**Problem to work on**
Without the pictures, can you quote each line below exactly?

**Raw data**

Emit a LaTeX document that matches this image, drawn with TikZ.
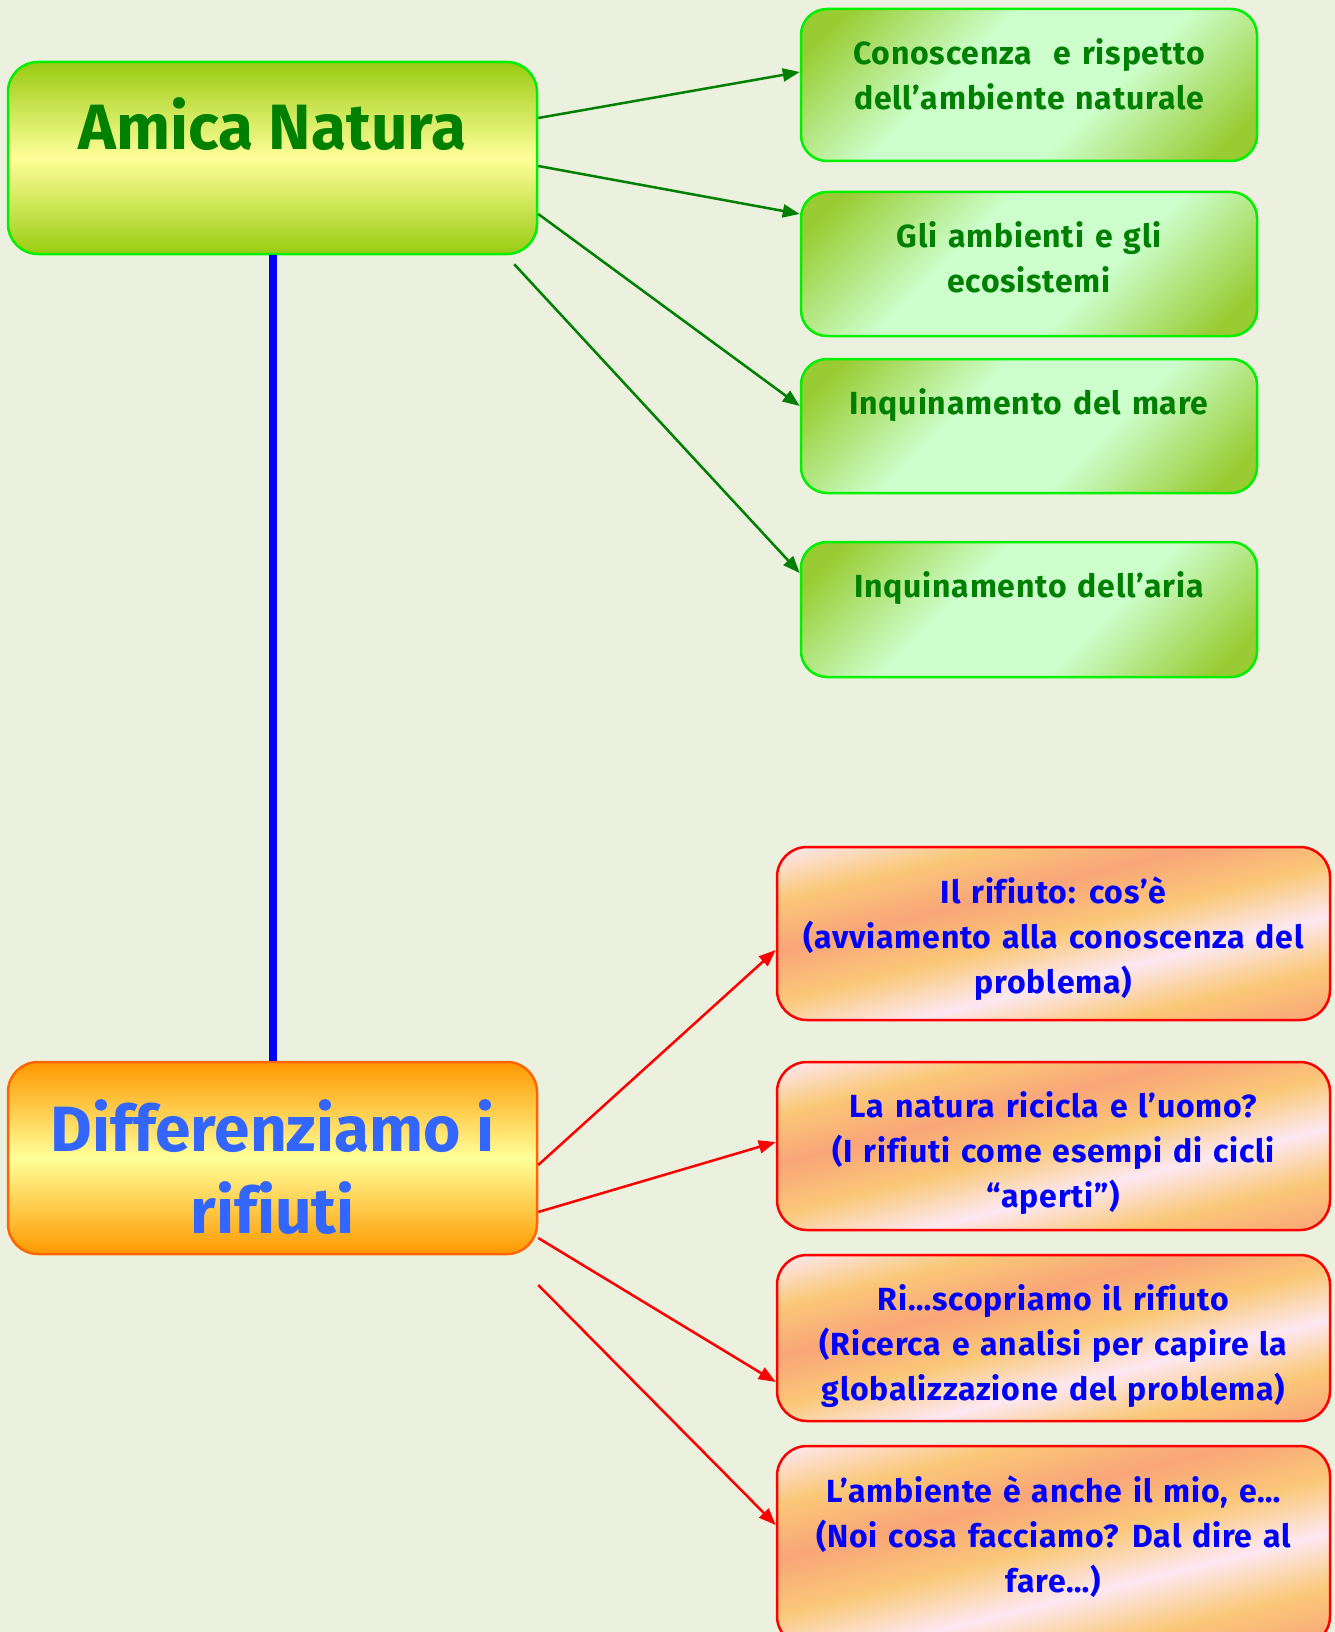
\documentclass[tikz,border=0pt]{standalone}
\usepackage{fontspec}
\setmainfont{Fira Sans}[Ligatures=CommonOff]
\newfontfamily\boxfont{Fira Sans}[LetterSpace=2.5, WordSpace=1.3, Ligatures=CommonOff]
\usepackage{tikz}
\usetikzlibrary{arrows.meta, positioning, calc}

\definecolor{bgcol}{RGB}{235,241,222}
\definecolor{leafgreen}{RGB}{153,204,51}
\definecolor{mintgreen}{RGB}{204,255,204}
\definecolor{limegreen}{RGB}{153,204,17}
\definecolor{paleyellow}{RGB}{255,255,153}
\definecolor{brightgreen}{RGB}{0,240,0}
\definecolor{darkgreen}{RGB}{0,128,0}
\definecolor{titleorange}{RGB}{255,153,0}
\definecolor{edgeorange}{RGB}{255,102,0}
\definecolor{titleblue}{RGB}{51,102,255}
\definecolor{stripepink}{RGB}{253,232,242}
\definecolor{stripegold}{RGB}{250,200,120}
\definecolor{stripesalmon}{RGB}{249,165,120}

\pgfdeclareverticalshading{leafshade}{100bp}{color(0bp)=(leafgreen); color(20bp)=(leafgreen);
  color(40bp)=(mintgreen); color(60bp)=(mintgreen); color(80bp)=(leafgreen); color(100bp)=(leafgreen)}
\pgfdeclareverticalshading{stripeshade}{100bp}{color(0bp)=(stripepink); color(10bp)=(stripegold);
  color(20bp)=(stripesalmon); color(30bp)=(stripegold); color(40bp)=(stripepink); color(50bp)=(stripegold);
  color(60bp)=(stripesalmon); color(70bp)=(stripegold); color(80bp)=(stripepink); color(90bp)=(stripegold);
  color(100bp)=(stripesalmon)}

\tikzset{
  topbox/.style={line width=2.5pt, rounded corners=30pt, minimum width=529pt, minimum height=192pt, inner sep=0pt},
  leafbox/.style={draw=brightgreen, line width=2.5pt, rounded corners=26pt, minimum width=456pt, inner sep=0pt,
    shade, shading=leafshade, shading angle=45},
  wastebox/.style={draw=red, line width=2.5pt, rounded corners=30pt, minimum width=553pt, inner sep=0pt,
    shade, shading=stripeshade, shading angle=14},
  leaftext/.style={font=\boxfont\bfseries\fontsize{32}{45}\selectfont, text=darkgreen, align=center, inner sep=0pt},
  wastetext/.style={font=\boxfont\bfseries\fontsize{32}{45}\selectfont, text=blue, align=center, inner sep=0pt},
  greenarrow/.style={darkgreen, line width=2.5pt, -{Triangle[length=17pt,width=13pt]}},
  redarrow/.style={red, line width=2.5pt, -{Triangle[length=17pt,width=13pt]}}
}

\begin{document}
\begin{tikzpicture}[x=1pt,y=-1pt]
\fill[bgcol] (0,0) rectangle (1335,1632);
\useasboundingbox (0,0) rectangle (1335,1632);

% main topics
\node[topbox, draw=brightgreen, top color=limegreen, bottom color=limegreen, middle color=paleyellow] (amica) at (272.5,158) {};
\node[font=\bfseries\fontsize{64}{82}\selectfont, text=darkgreen, inner sep=0pt] (amicat) at ($(amica.center)+(0,-34)$) {Amica Natura};
\node[topbox, draw=edgeorange, top color=titleorange, bottom color=titleorange, middle color=paleyellow] (diff) at (272.5,1158) {};
\node[font=\bfseries\fontsize{64}{82}\selectfont, text=titleblue, align=center, inner sep=0pt] (difft) at ($(diff.center)+(0,9)$) {Differenziamo i\\rifiuti};
\draw[blue, line width=8pt] (amica) -- (diff);

% green sub-topics
\foreach \n / \y / \h / \txt in {g1/85/152/{Conoscenza\ \ e rispetto\\dell’ambiente naturale},
  g2/264/144/{Gli ambienti e gli\\ecosistemi}, g3/426/134/{Inquinamento del mare},
  g4/609.5/135/{Inquinamento dell’aria}} {
\node[leafbox, minimum height=\h pt] (\n) at (1029,\y) {};
\node[leaftext, anchor=north] (\n t) at ([yshift=-31pt]\n.north) {\txt};
}

% red sub-topics
\foreach \n / \y / \h / \txt in {r1/933.5/173/{Il rifiuto: cos’è\\(avviamento alla conoscenza del\\problema)},
  r2/1146/168/{La natura ricicla e l’uomo?\\(I rifiuti come esempi di cicli\\“aperti”)},
  r3/1338/166/{Ri…scopriamo il rifiuto\\(Ricerca e analisi per capire la\\globalizzazione del problema)},
  r4/1546/200/{L’ambiente è anche il mio, e…\\(Noi cosa facciamo? Dal dire al\\fare…)}} {
\node[wastebox, minimum height=\h pt] (\n) at (1053.5,\y) {};
\node[wastetext, anchor=north] (\n t) at ([yshift=-31pt]\n.north) {\txt};
}

% arrows
\foreach \a / \b / \t in {-40/g1/-13, 8/g2/-50, 56/g3/-20} {
\draw[greenarrow] ($(amica.east)+(0,\a)$) -- ($(\b.west)+(0,\t)$);
}
\draw[greenarrow] ($(amica.south east)+(-24,9)$) -- ($(g4.west)+(0,-36.5)$);
\foreach \a / \b / \t in {7/r1/16.5, 54/r2/-4, 80/r3/44, 127/r4/-21} {
\draw[redarrow] ($(diff.east)+(0,\a)$) -- ($(\b.west)+(0,\t)$);
}
\end{tikzpicture}
\end{document}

**Response to this task**
Emit a LaTeX document that matches this image, drawn with TikZ.
\documentclass[tikz,border=0pt]{standalone}
\usepackage{fontspec}
\setmainfont{Fira Sans}[Ligatures=CommonOff]
\newfontfamily\boxfont{Fira Sans}[LetterSpace=2.5, WordSpace=1.3, Ligatures=CommonOff]
\usepackage{tikz}
\usetikzlibrary{arrows.meta, positioning, calc}

\definecolor{bgcol}{RGB}{235,241,222}
\definecolor{leafgreen}{RGB}{153,204,51}
\definecolor{mintgreen}{RGB}{204,255,204}
\definecolor{limegreen}{RGB}{153,204,17}
\definecolor{paleyellow}{RGB}{255,255,153}
\definecolor{brightgreen}{RGB}{0,240,0}
\definecolor{darkgreen}{RGB}{0,128,0}
\definecolor{titleorange}{RGB}{255,153,0}
\definecolor{edgeorange}{RGB}{255,102,0}
\definecolor{titleblue}{RGB}{51,102,255}
\definecolor{stripepink}{RGB}{253,232,242}
\definecolor{stripegold}{RGB}{250,200,120}
\definecolor{stripesalmon}{RGB}{249,165,120}

\pgfdeclareverticalshading{leafshade}{100bp}{color(0bp)=(leafgreen); color(20bp)=(leafgreen);
  color(40bp)=(mintgreen); color(60bp)=(mintgreen); color(80bp)=(leafgreen); color(100bp)=(leafgreen)}
\pgfdeclareverticalshading{stripeshade}{100bp}{color(0bp)=(stripepink); color(10bp)=(stripegold);
  color(20bp)=(stripesalmon); color(30bp)=(stripegold); color(40bp)=(stripepink); color(50bp)=(stripegold);
  color(60bp)=(stripesalmon); color(70bp)=(stripegold); color(80bp)=(stripepink); color(90bp)=(stripegold);
  color(100bp)=(stripesalmon)}

\tikzset{
  topbox/.style={line width=2.5pt, rounded corners=30pt, minimum width=529pt, minimum height=192pt, inner sep=0pt},
  leafbox/.style={draw=brightgreen, line width=2.5pt, rounded corners=26pt, minimum width=456pt, inner sep=0pt,
    shade, shading=leafshade, shading angle=45},
  wastebox/.style={draw=red, line width=2.5pt, rounded corners=30pt, minimum width=553pt, inner sep=0pt,
    shade, shading=stripeshade, shading angle=14},
  leaftext/.style={font=\boxfont\bfseries\fontsize{32}{45}\selectfont, text=darkgreen, align=center, inner sep=0pt},
  wastetext/.style={font=\boxfont\bfseries\fontsize{32}{45}\selectfont, text=blue, align=center, inner sep=0pt},
  greenarrow/.style={darkgreen, line width=2.5pt, -{Triangle[length=17pt,width=13pt]}},
  redarrow/.style={red, line width=2.5pt, -{Triangle[length=17pt,width=13pt]}}
}

\begin{document}
\begin{tikzpicture}[x=1pt,y=-1pt]
\fill[bgcol] (0,0) rectangle (1335,1632);
\useasboundingbox (0,0) rectangle (1335,1632);

% main topics
\node[topbox, draw=brightgreen, top color=limegreen, bottom color=limegreen, middle color=paleyellow] (amica) at (272.5,158) {};
\node[font=\bfseries\fontsize{64}{82}\selectfont, text=darkgreen, inner sep=0pt] (amicat) at ($(amica.center)+(0,-34)$) {Amica Natura};
\node[topbox, draw=edgeorange, top color=titleorange, bottom color=titleorange, middle color=paleyellow] (diff) at (272.5,1158) {};
\node[font=\bfseries\fontsize{64}{82}\selectfont, text=titleblue, align=center, inner sep=0pt] (difft) at ($(diff.center)+(0,9)$) {Differenziamo i\\rifiuti};
\draw[blue, line width=8pt] (amica) -- (diff);

% green sub-topics
\foreach \n / \y / \h / \txt in {g1/85/152/{Conoscenza\ \ e rispetto\\dell’ambiente naturale},
  g2/264/144/{Gli ambienti e gli\\ecosistemi}, g3/426/134/{Inquinamento del mare},
  g4/609.5/135/{Inquinamento dell’aria}} {
\node[leafbox, minimum height=\h pt] (\n) at (1029,\y) {};
\node[leaftext, anchor=north] (\n t) at ([yshift=-31pt]\n.north) {\txt};
}

% red sub-topics
\foreach \n / \y / \h / \txt in {r1/933.5/173/{Il rifiuto: cos’è\\(avviamento alla conoscenza del\\problema)},
  r2/1146/168/{La natura ricicla e l’uomo?\\(I rifiuti come esempi di cicli\\“aperti”)},
  r3/1338/166/{Ri…scopriamo il rifiuto\\(Ricerca e analisi per capire la\\globalizzazione del problema)},
  r4/1546/200/{L’ambiente è anche il mio, e…\\(Noi cosa facciamo? Dal dire al\\fare…)}} {
\node[wastebox, minimum height=\h pt] (\n) at (1053.5,\y) {};
\node[wastetext, anchor=north] (\n t) at ([yshift=-31pt]\n.north) {\txt};
}

% arrows
\foreach \a / \b / \t in {-40/g1/-13, 8/g2/-50, 56/g3/-20} {
\draw[greenarrow] ($(amica.east)+(0,\a)$) -- ($(\b.west)+(0,\t)$);
}
\draw[greenarrow] ($(amica.south east)+(-24,9)$) -- ($(g4.west)+(0,-36.5)$);
\foreach \a / \b / \t in {7/r1/16.5, 54/r2/-4, 80/r3/44, 127/r4/-21} {
\draw[redarrow] ($(diff.east)+(0,\a)$) -- ($(\b.west)+(0,\t)$);
}
\end{tikzpicture}
\end{document}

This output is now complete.